A host of state intelligence services warned early of a new coronavirus with the potential to wreak havoc worldwide, yet many governments failed to heed the warnings — a mistake that experts say they are unlikely to make again.
The scramble to contain the outbreak has underscored for many officials the need to adapt spycraft to the 21st-century threat of deadly germs that can spread like wildfire.
“This was a failure of interpretation and foresight, not of spy agencies,” said Alain Chouet, a former top official at France’s DGSE foreign intelligence service.
“We see epidemics every five years on average, and this should have been a worry for French political authorities,” he said.

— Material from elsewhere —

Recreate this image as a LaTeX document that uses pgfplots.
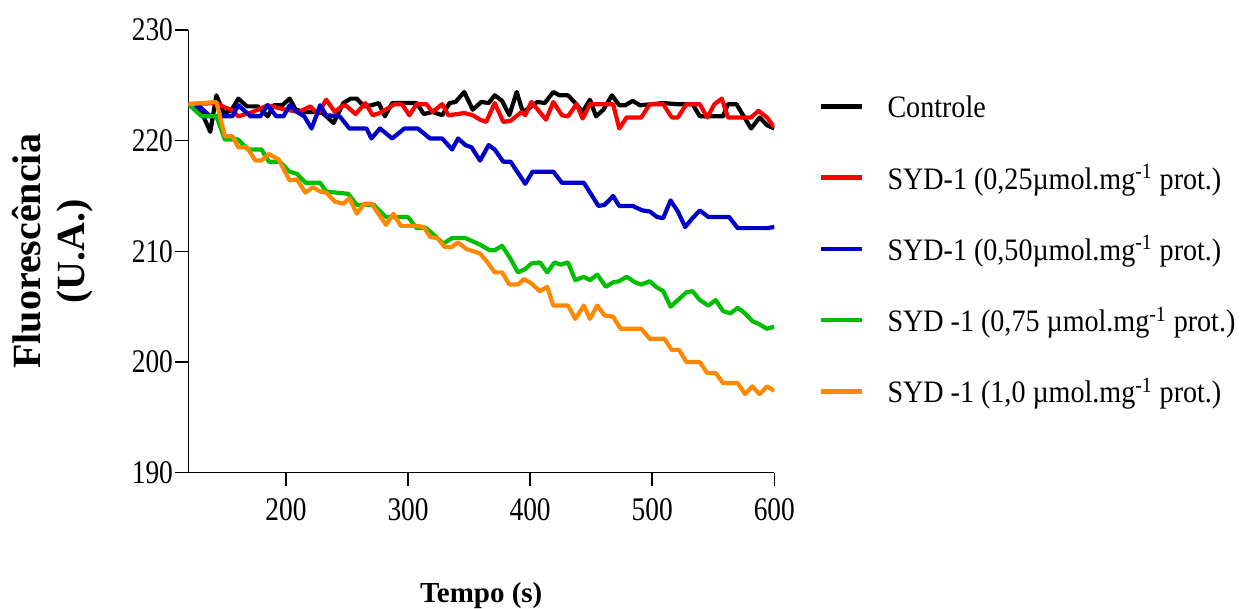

That analysis was shared by Robert Blendon, a health policy professor at Harvard, who said American agencies “warned President Trump early on that they had evidence of a potential pandemic brewing”.
Intelligence agencies have kept tabs on disease threats for decades, with the CIA closely tracking the AIDS epidemic starting in the 1980s.
“At the end of the 1990s, reports began linking health security to threats including famine, drought or even war,” said Damien Van Puyvelde, lecturer in intelligence and international security at the University of Glasgow.
In January 2000, a CIA report laid out the potential impacts from infectious diseases, he said, an analysis “that probably deserved to be taken more seriously” by officials worldwide, Van Puyvelde said.
But few governments have mobilized the budget resources for surveillance of such an elusive potential threat.
“The real issue is, will we learn to have investments so that five or 10 years on, when something like this happens again, the countries can move very quickly for both the vaccine and the treatment and protective equipment for health workers,” Blendon said.
‘A new engagement’
With access to secret satellite images, communications espionage and other data, along with agents and their sources spread far and wide, spy agencies are already well equipped to find early signals of disease outbreaks, experts say.
“These resources could be especially useful when a country is trying to hide the extent of an epidemic,” Van Puyvelde said.
Already the COVID-19 crisis has exposed the World Health Organization to criticism that it played down the extent of the outbreak, depriving governments of precious time for mitigating the social and economic disaster.
The fallout could even prompt a paradigm shift for intelligence services, much like the attacks of September 11, 2001 forced a wholesale rethink of counter-terrorism strategies.
In Russia, “a new security priority will emerge”, said Vadim Kozyulin, an independent security expert at the PIR think-tank in Moscow.
He predicted the creation of “new departments focused on epidemiological security” in intelligence services already focused on nuclear and biological risks.
France’s IRSEM military strategy institute also expects “the shock from the pandemic will require a new engagement on these questions by defence and security agencies, including by intelligence services”.
The outbreak “could prompt new attempts to procure biological weapons by non-state actors. It’s a direct challenge for counter-proliferation”, it warned in a paper published Thursday on its website.
But will the increased vigilance bring more doctors directly into spy services, or on the contrary require agents to bulk up on medical studies?
“There is this incredibly uncomfortable barrier in the United States between university researchers working with security agencies,” Blendon told AFP.
“There is a suspicion that security agencies use information for other purposes beyond protecting public health.”
Benjamin Queyriaux, an epidemiologist and former medical advisor to NATO in Brussels, agreed.
“Doctors like to share what they know, or even publish it, something that makes intelligence officers break out in hives,” he said.
Yet the two sides are going to have to learn to work together, he added.
“If we’re going to make progress, we have no choice but to collaborate and trust each other.”